*PROBLEM TO SOLVE*
Starting with the first line below, extract each line through the one that contains "ax = fig.add_axes([98", inclusive, excluding pictures.

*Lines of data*
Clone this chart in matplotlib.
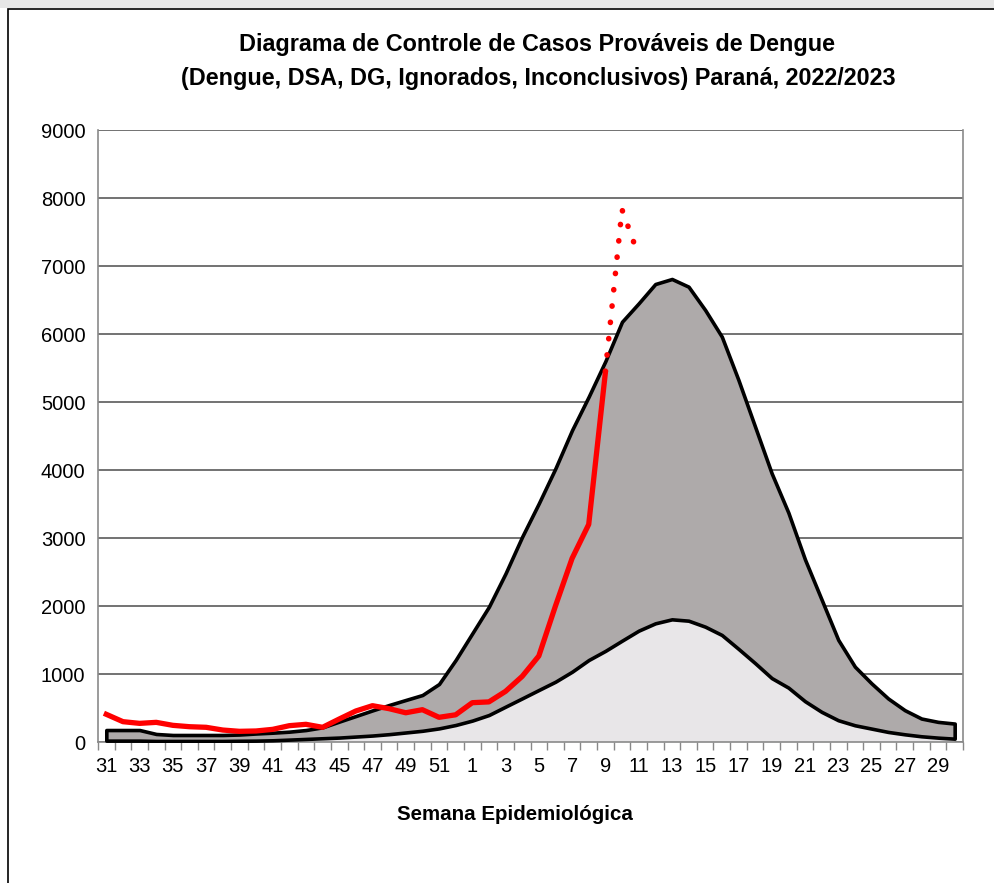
import numpy as np
import matplotlib
matplotlib.use("Agg")
import matplotlib.pyplot as plt
from matplotlib.patches import Rectangle

# semanas epidemiologicas 31/2022 .. 30/2023
weeks = list(range(31, 53)) + list(range(1, 31))

upper = [176, 176, 176, 118, 103, 103, 103, 103, 110, 125, 137, 152, 176, 216,
         300, 382, 465, 544, 618, 691, 853, 1206, 1598, 1990, 2480, 3020, 3510,
         4025, 4588, 5080, 5600, 6180, 6451, 6735, 6809, 6696, 6353, 5961, 5324,
         4637, 3950, 3374, 2685, 2094, 1502, 1108, 862, 640, 468, 345, 296, 271]
lower = [20, 20, 20, 15, 15, 15, 15, 15, 18, 20, 25, 35, 45, 55, 65, 80, 95,
         115, 140, 165, 200, 250, 315, 397, 520, 642, 765, 887, 1034, 1206,
         1340, 1490, 1637, 1745, 1804, 1784, 1696, 1574, 1370, 1160, 940, 800,
         600, 443, 320, 246, 197, 148, 113, 84, 64, 49]
# casos provaveis 2022/2023 (ate SE 9)
cases = [407, 299, 274, 289, 245, 225, 216, 176, 157, 162, 186, 240, 260, 216,
         338, 456, 534, 490, 430, 475, 363, 400, 578, 590, 745, 965, 1265, 2000,
         2700, 3200, 5430]
# estimativa (pontilhado) SE 9-11
est_weeks = [9, 10, 11]
est_cases = [5450, 7830, 7150]

title1 = "Diagrama de Controle de Casos Prováveis de Dengue"
title2 = "(Dengue, DSA, DG, Ignorados, Inconclusivos) Paraná, 2022/2023"

plt.rcParams["font.family"] = ["Liberation Sans", "DejaVu Sans"]

x = np.arange(len(weeks))
est_x = [weeks.index(w, 22) for w in est_weeks]

fig = plt.figure(figsize=(9.95, 8.83), dpi=100)
fig.patches.append(Rectangle((0, 1 - 8 / 883), 1, 8 / 883, transform=fig.transFigure,
                             facecolor="#e6e6e6", edgecolor="none"))
fig.patches.append(Rectangle((8 / 995, -0.05), 1.1, 1.05 - 9 / 883, transform=fig.transFigure,
                             facecolor="none", edgecolor="black", linewidth=1.2))

ax = fig.add_axes([98 / 995, 1 - 742 / 883, (963 - 98) / 995, (742 - 130) / 883])

ax.fill_between(x, 0, lower, facecolor="#e8e6e8", edgecolor="none", zorder=2)
ax.fill_between(x, lower, upper, facecolor="#aeaaaa", edgecolor="black",
                linewidth=2.6, joinstyle="round", zorder=3)
ax.plot(x[:len(cases)], cases, color="#ff0000", linewidth=3.8, solid_joinstyle="round", zorder=5)
ax.plot(est_x, est_cases, color="#ff0000", linewidth=4.0, linestyle=(0, (0.05, 2.9)),
        dash_capstyle="round", zorder=5)

ax.set_xlim(-0.5, len(weeks) - 0.5)
ax.set_ylim(0, 9000)
ax.set_yticks(range(0, 9001, 1000))
ax.yaxis.grid(True, color="#5a5a5a", linewidth=1.2)
ax.set_axisbelow(True)
ax.tick_params(axis="y", length=0, pad=9, labelsize=14.5)

ax.set_xticks(np.arange(-0.5, len(weeks), 1))
ax.set_xticklabels([])
ax.tick_params(axis="x", which="major", length=6, color="#888888", width=1)
ax.set_xticks(x[::2], minor=True)
ax.set_xticklabels([str(w) for w in weeks[::2]], minor=True)
ax.tick_params(axis="x", which="minor", length=0, pad=11, labelsize=14.5)

for side in ["left", "right", "bottom"]:
    ax.spines[side].set_color("#8a8a8a")
    ax.spines[side].set_linewidth(1.2)
ax.spines["top"].set_visible(False)

fig.text(515 / 995, 1 - 815 / 883, "Semana Epidemiológica", ha="center", va="center",
         fontsize=14.8, fontweight="bold")

fig.text(537 / 995, 1 - 45 / 883, title1, ha="center", va="center",
         fontsize=16.8, fontweight="bold")
fig.text(538 / 995, 1 - 78 / 883, title2, ha="center", va="center",
         fontsize=16.8, fontweight="bold")

fig.savefig("out.png", dpi=100, facecolor="white")
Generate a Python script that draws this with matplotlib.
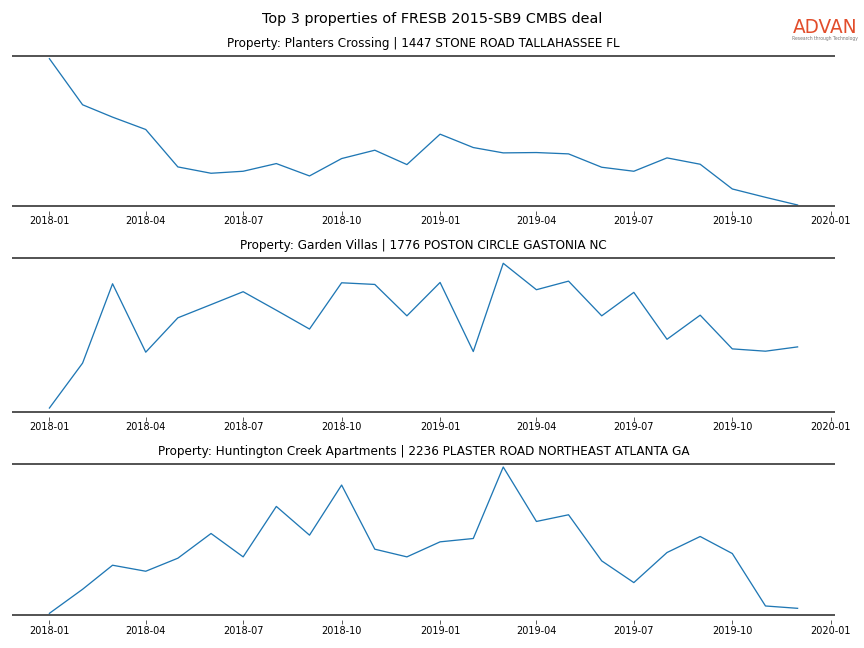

*COMPLETED EXERCISE*
Clone this chart in matplotlib.
import numpy as np
import matplotlib
matplotlib.use("Agg")
import matplotlib.pyplot as plt
from matplotlib.patches import Rectangle

# semanas epidemiologicas 31/2022 .. 30/2023
weeks = list(range(31, 53)) + list(range(1, 31))

upper = [176, 176, 176, 118, 103, 103, 103, 103, 110, 125, 137, 152, 176, 216,
         300, 382, 465, 544, 618, 691, 853, 1206, 1598, 1990, 2480, 3020, 3510,
         4025, 4588, 5080, 5600, 6180, 6451, 6735, 6809, 6696, 6353, 5961, 5324,
         4637, 3950, 3374, 2685, 2094, 1502, 1108, 862, 640, 468, 345, 296, 271]
lower = [20, 20, 20, 15, 15, 15, 15, 15, 18, 20, 25, 35, 45, 55, 65, 80, 95,
         115, 140, 165, 200, 250, 315, 397, 520, 642, 765, 887, 1034, 1206,
         1340, 1490, 1637, 1745, 1804, 1784, 1696, 1574, 1370, 1160, 940, 800,
         600, 443, 320, 246, 197, 148, 113, 84, 64, 49]
# casos provaveis 2022/2023 (ate SE 9)
cases = [407, 299, 274, 289, 245, 225, 216, 176, 157, 162, 186, 240, 260, 216,
         338, 456, 534, 490, 430, 475, 363, 400, 578, 590, 745, 965, 1265, 2000,
         2700, 3200, 5430]
# estimativa (pontilhado) SE 9-11
est_weeks = [9, 10, 11]
est_cases = [5450, 7830, 7150]

title1 = "Diagrama de Controle de Casos Prováveis de Dengue"
title2 = "(Dengue, DSA, DG, Ignorados, Inconclusivos) Paraná, 2022/2023"

plt.rcParams["font.family"] = ["Liberation Sans", "DejaVu Sans"]

x = np.arange(len(weeks))
est_x = [weeks.index(w, 22) for w in est_weeks]

fig = plt.figure(figsize=(9.95, 8.83), dpi=100)
fig.patches.append(Rectangle((0, 1 - 8 / 883), 1, 8 / 883, transform=fig.transFigure,
                             facecolor="#e6e6e6", edgecolor="none"))
fig.patches.append(Rectangle((8 / 995, -0.05), 1.1, 1.05 - 9 / 883, transform=fig.transFigure,
                             facecolor="none", edgecolor="black", linewidth=1.2))

ax = fig.add_axes([98 / 995, 1 - 742 / 883, (963 - 98) / 995, (742 - 130) / 883])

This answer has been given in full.